KC-46 Won’t Finish Initial Testing Without Working RVS; Cargo Fix Coming Soon

Airmen from the 60th Aerial Port Squadron from Travis AFB, Calif., load cargo onto a McConnell AFB, Kansas, KC-46A Pegasus on Aug. 21, 2019. Air Force photo by SrA. Christian Conrad.

The first major test phase for the Air Force’s next-generation tanker will likely last years, holding the KC-46 back from its initial operational capability milestone until after the aircraft’s biggest problem—the remote vision system—is fixed.

As the aircraft enters initial operational test and evaluation, KC-46 builder Boeing is finalizing a solution to a problem that has kept the KC-46 from carrying passengers and cargo. The company aims to have the fix in place within weeks.

Air Mobility Command boss Gen. Maryanne Miller told Air Force Magazine that moving the KC-46 into IOT&E is a positive step, that the tanker will “not come out of IOT&E until RVS is fixed.” Issues with the integral series of cameras and sensors that a boom operator uses to refuel aircraft have posed a complex problem for the Air Force and Boeing.

The service has outlined nine critical parameters the company must meet, and two have proven difficult. First is an issue with the display’s acuity, or definition—currently akin to 20/50 vision. There’s also a problem with depth perception, making it hard for an operator to know how far the boom is from the receiving aircraft. Meeting the parameters is seen as a pass/fail matter, and the Air Force recently said it remains “concerned about the slow progress” toward resolving those problems.

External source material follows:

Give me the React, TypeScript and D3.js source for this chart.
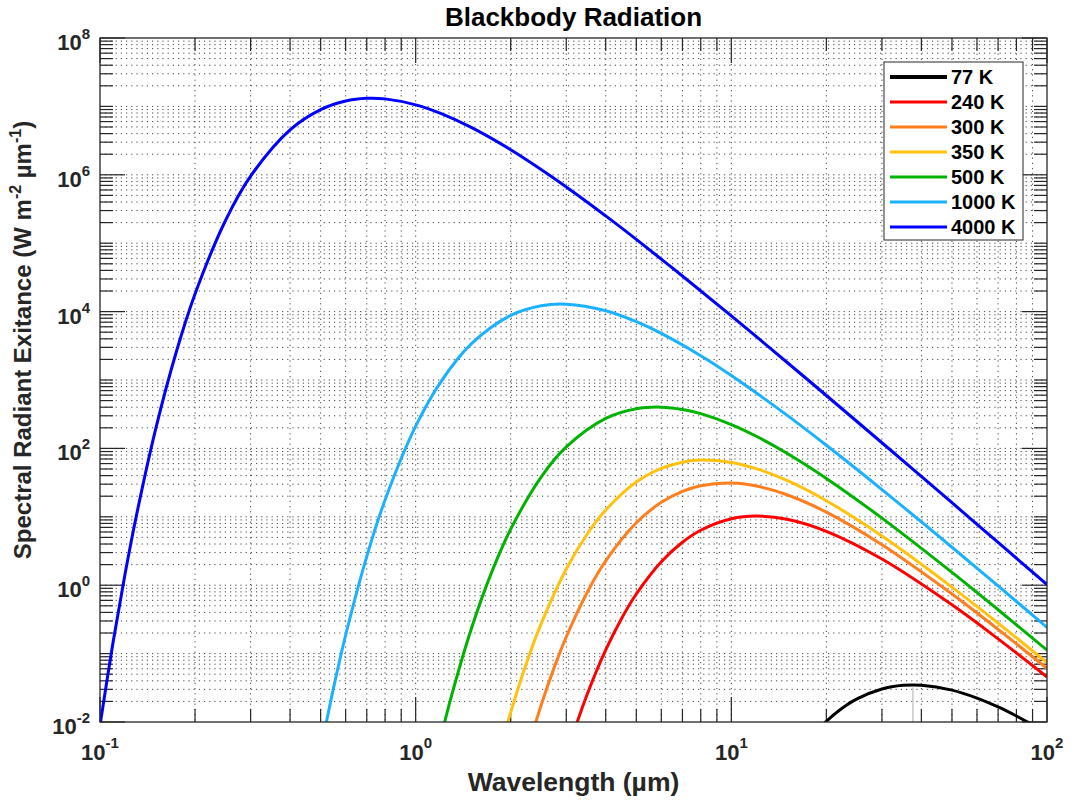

Miller said last month RVS shortfalls mean the KC-46 won’t be able to deploy for three to four years. RVS may also force the tanker to remain in IOT&E for years.

The Air Force and Boeing are also still working to address the most recent “category one” deficiencies, an issue with the locks that hold cargo and seats in the plane’s cargo bay. During pre-IOT&E flights, the locks signaled that they were not fully closed, Boeing said. Nothing came loose during the flights, but KC-46s are still not allowed to fly with cargo or passengers in the cargo bay.

Boeing said Oct. 28 that it successfully tested a new, retrofitted cargo lock that stops it from starting to disengage.

“The retrofit has already flown on the tanker during testing and meets all requirements,” the company said. “Boeing and the Air Force are planning to install the new locks on all KC-46 aircraft in the coming weeks. The safety of the KC-46 aircraft and crew is our top priority.”

AMC and Boeing are meeting again to discuss all the issues within weeks. Both the service and the company have laid out the milestones ahead, and Boeing set up labs to test system fixes, Miller said.

The IOT&E process is expected to raise more issues as testers vet the aircraft. Miller has met with the crews flying tanker test missions and working through the objectives. They must “not shortcut anything in this,” she said.

“We’ll add to the list of things to get after—that’s what IOT&E is really all about,” Miller said. “It really is wringing the airplane out.”